Stored records:
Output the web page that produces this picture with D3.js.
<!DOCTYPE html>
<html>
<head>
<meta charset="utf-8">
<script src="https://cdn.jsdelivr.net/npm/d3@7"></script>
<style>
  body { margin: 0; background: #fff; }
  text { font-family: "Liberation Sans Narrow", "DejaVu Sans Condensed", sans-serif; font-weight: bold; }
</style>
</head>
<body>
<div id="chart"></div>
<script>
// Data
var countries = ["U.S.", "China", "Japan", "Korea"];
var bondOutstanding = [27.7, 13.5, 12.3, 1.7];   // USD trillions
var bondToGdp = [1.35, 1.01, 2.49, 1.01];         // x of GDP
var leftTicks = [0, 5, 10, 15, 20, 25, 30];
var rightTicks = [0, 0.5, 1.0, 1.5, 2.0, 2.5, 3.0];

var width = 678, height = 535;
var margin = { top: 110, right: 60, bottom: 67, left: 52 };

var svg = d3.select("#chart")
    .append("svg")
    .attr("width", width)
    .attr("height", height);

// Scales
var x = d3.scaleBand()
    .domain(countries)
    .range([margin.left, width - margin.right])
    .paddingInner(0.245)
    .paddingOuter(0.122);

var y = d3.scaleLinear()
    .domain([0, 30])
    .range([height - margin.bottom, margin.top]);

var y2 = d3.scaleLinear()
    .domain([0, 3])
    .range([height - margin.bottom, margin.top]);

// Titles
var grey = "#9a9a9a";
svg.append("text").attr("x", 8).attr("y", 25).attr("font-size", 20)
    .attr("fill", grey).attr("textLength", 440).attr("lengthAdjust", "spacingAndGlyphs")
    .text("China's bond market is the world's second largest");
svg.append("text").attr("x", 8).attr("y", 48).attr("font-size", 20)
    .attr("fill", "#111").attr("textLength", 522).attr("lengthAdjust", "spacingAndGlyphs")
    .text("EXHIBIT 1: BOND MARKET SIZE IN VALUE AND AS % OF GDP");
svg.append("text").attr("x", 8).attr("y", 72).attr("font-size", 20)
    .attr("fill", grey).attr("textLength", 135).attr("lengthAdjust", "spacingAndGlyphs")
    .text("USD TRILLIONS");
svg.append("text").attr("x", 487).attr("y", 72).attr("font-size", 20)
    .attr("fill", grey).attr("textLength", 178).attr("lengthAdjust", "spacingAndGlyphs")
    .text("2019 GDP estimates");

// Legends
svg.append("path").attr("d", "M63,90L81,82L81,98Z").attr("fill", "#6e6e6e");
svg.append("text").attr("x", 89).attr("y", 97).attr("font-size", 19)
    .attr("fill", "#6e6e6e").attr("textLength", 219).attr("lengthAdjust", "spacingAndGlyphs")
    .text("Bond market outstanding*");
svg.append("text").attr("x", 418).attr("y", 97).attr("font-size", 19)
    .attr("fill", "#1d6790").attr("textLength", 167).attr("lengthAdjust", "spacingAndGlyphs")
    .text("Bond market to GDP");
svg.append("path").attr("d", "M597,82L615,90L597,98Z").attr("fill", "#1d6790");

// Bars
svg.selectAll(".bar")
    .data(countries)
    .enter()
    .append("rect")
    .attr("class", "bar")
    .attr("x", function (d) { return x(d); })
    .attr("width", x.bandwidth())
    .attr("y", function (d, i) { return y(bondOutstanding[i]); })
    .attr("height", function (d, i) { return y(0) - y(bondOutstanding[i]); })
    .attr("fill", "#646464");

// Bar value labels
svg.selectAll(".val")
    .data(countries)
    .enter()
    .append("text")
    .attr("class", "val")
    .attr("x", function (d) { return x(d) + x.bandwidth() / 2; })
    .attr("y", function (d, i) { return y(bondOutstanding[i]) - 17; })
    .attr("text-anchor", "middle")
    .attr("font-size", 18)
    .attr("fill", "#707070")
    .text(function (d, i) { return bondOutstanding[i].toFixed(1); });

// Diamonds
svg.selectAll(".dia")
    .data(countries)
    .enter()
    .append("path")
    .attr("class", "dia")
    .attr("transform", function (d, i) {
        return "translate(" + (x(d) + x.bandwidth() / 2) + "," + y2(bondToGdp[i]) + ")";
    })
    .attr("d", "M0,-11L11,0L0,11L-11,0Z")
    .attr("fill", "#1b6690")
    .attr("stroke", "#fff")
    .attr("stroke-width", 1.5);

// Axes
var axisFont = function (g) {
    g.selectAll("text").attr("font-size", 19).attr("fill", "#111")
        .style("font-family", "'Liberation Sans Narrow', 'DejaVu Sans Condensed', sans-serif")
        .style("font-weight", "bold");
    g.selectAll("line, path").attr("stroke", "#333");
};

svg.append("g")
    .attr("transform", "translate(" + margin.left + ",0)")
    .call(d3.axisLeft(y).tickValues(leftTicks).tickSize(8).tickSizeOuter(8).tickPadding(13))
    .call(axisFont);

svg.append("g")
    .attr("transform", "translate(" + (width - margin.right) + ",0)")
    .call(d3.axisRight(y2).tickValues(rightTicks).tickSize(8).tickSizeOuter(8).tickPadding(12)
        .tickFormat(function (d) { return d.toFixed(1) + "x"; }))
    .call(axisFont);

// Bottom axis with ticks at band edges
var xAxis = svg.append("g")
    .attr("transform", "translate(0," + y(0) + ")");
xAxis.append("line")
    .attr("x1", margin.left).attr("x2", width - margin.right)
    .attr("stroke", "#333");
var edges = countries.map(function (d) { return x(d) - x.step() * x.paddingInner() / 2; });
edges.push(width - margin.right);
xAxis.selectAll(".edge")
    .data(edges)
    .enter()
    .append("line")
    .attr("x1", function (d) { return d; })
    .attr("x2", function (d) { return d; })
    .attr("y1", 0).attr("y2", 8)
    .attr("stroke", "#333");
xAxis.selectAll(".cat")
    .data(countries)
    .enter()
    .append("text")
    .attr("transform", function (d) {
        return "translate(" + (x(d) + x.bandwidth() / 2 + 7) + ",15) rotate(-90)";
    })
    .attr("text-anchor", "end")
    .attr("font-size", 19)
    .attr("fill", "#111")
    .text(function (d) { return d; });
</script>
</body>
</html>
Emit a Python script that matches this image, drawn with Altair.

Request: All of the material above needs to be copied exactly.

Result for this exercise:
Output the web page that produces this picture with D3.js.
<!DOCTYPE html>
<html>
<head>
<meta charset="utf-8">
<script src="https://cdn.jsdelivr.net/npm/d3@7"></script>
<style>
  body { margin: 0; background: #fff; }
  text { font-family: "Liberation Sans Narrow", "DejaVu Sans Condensed", sans-serif; font-weight: bold; }
</style>
</head>
<body>
<div id="chart"></div>
<script>
// Data
var countries = ["U.S.", "China", "Japan", "Korea"];
var bondOutstanding = [27.7, 13.5, 12.3, 1.7];   // USD trillions
var bondToGdp = [1.35, 1.01, 2.49, 1.01];         // x of GDP
var leftTicks = [0, 5, 10, 15, 20, 25, 30];
var rightTicks = [0, 0.5, 1.0, 1.5, 2.0, 2.5, 3.0];

var width = 678, height = 535;
var margin = { top: 110, right: 60, bottom: 67, left: 52 };

var svg = d3.select("#chart")
    .append("svg")
    .attr("width", width)
    .attr("height", height);

// Scales
var x = d3.scaleBand()
    .domain(countries)
    .range([margin.left, width - margin.right])
    .paddingInner(0.245)
    .paddingOuter(0.122);

var y = d3.scaleLinear()
    .domain([0, 30])
    .range([height - margin.bottom, margin.top]);

var y2 = d3.scaleLinear()
    .domain([0, 3])
    .range([height - margin.bottom, margin.top]);

// Titles
var grey = "#9a9a9a";
svg.append("text").attr("x", 8).attr("y", 25).attr("font-size", 20)
    .attr("fill", grey).attr("textLength", 440).attr("lengthAdjust", "spacingAndGlyphs")
    .text("China's bond market is the world's second largest");
svg.append("text").attr("x", 8).attr("y", 48).attr("font-size", 20)
    .attr("fill", "#111").attr("textLength", 522).attr("lengthAdjust", "spacingAndGlyphs")
    .text("EXHIBIT 1: BOND MARKET SIZE IN VALUE AND AS % OF GDP");
svg.append("text").attr("x", 8).attr("y", 72).attr("font-size", 20)
    .attr("fill", grey).attr("textLength", 135).attr("lengthAdjust", "spacingAndGlyphs")
    .text("USD TRILLIONS");
svg.append("text").attr("x", 487).attr("y", 72).attr("font-size", 20)
    .attr("fill", grey).attr("textLength", 178).attr("lengthAdjust", "spacingAndGlyphs")
    .text("2019 GDP estimates");

// Legends
svg.append("path").attr("d", "M63,90L81,82L81,98Z").attr("fill", "#6e6e6e");
svg.append("text").attr("x", 89).attr("y", 97).attr("font-size", 19)
    .attr("fill", "#6e6e6e").attr("textLength", 219).attr("lengthAdjust", "spacingAndGlyphs")
    .text("Bond market outstanding*");
svg.append("text").attr("x", 418).attr("y", 97).attr("font-size", 19)
    .attr("fill", "#1d6790").attr("textLength", 167).attr("lengthAdjust", "spacingAndGlyphs")
    .text("Bond market to GDP");
svg.append("path").attr("d", "M597,82L615,90L597,98Z").attr("fill", "#1d6790");

// Bars
svg.selectAll(".bar")
    .data(countries)
    .enter()
    .append("rect")
    .attr("class", "bar")
    .attr("x", function (d) { return x(d); })
    .attr("width", x.bandwidth())
    .attr("y", function (d, i) { return y(bondOutstanding[i]); })
    .attr("height", function (d, i) { return y(0) - y(bondOutstanding[i]); })
    .attr("fill", "#646464");

// Bar value labels
svg.selectAll(".val")
    .data(countries)
    .enter()
    .append("text")
    .attr("class", "val")
    .attr("x", function (d) { return x(d) + x.bandwidth() / 2; })
    .attr("y", function (d, i) { return y(bondOutstanding[i]) - 17; })
    .attr("text-anchor", "middle")
    .attr("font-size", 18)
    .attr("fill", "#707070")
    .text(function (d, i) { return bondOutstanding[i].toFixed(1); });

// Diamonds
svg.selectAll(".dia")
    .data(countries)
    .enter()
    .append("path")
    .attr("class", "dia")
    .attr("transform", function (d, i) {
        return "translate(" + (x(d) + x.bandwidth() / 2) + "," + y2(bondToGdp[i]) + ")";
    })
    .attr("d", "M0,-11L11,0L0,11L-11,0Z")
    .attr("fill", "#1b6690")
    .attr("stroke", "#fff")
    .attr("stroke-width", 1.5);

// Axes
var axisFont = function (g) {
    g.selectAll("text").attr("font-size", 19).attr("fill", "#111")
        .style("font-family", "'Liberation Sans Narrow', 'DejaVu Sans Condensed', sans-serif")
        .style("font-weight", "bold");
    g.selectAll("line, path").attr("stroke", "#333");
};

svg.append("g")
    .attr("transform", "translate(" + margin.left + ",0)")
    .call(d3.axisLeft(y).tickValues(leftTicks).tickSize(8).tickSizeOuter(8).tickPadding(13))
    .call(axisFont);

svg.append("g")
    .attr("transform", "translate(" + (width - margin.right) + ",0)")
    .call(d3.axisRight(y2).tickValues(rightTicks).tickSize(8).tickSizeOuter(8).tickPadding(12)
        .tickFormat(function (d) { return d.toFixed(1) + "x"; }))
    .call(axisFont);

// Bottom axis with ticks at band edges
var xAxis = svg.append("g")
    .attr("transform", "translate(0," + y(0) + ")");
xAxis.append("line")
    .attr("x1", margin.left).attr("x2", width - margin.right)
    .attr("stroke", "#333");
var edges = countries.map(function (d) { return x(d) - x.step() * x.paddingInner() / 2; });
edges.push(width - margin.right);
xAxis.selectAll(".edge")
    .data(edges)
    .enter()
    .append("line")
    .attr("x1", function (d) { return d; })
    .attr("x2", function (d) { return d; })
    .attr("y1", 0).attr("y2", 8)
    .attr("stroke", "#333");
xAxis.selectAll(".cat")
    .data(countries)
    .enter()
    .append("text")
    .attr("transform", function (d) {
        return "translate(" + (x(d) + x.bandwidth() / 2 + 7) + ",15) rotate(-90)";
    })
    .attr("text-anchor", "end")
    .attr("font-size", 19)
    .attr("fill", "#111")
    .text(function (d) { return d; });
</script>
</body>
</html>
Emit a Python script that matches this image, drawn with Altair.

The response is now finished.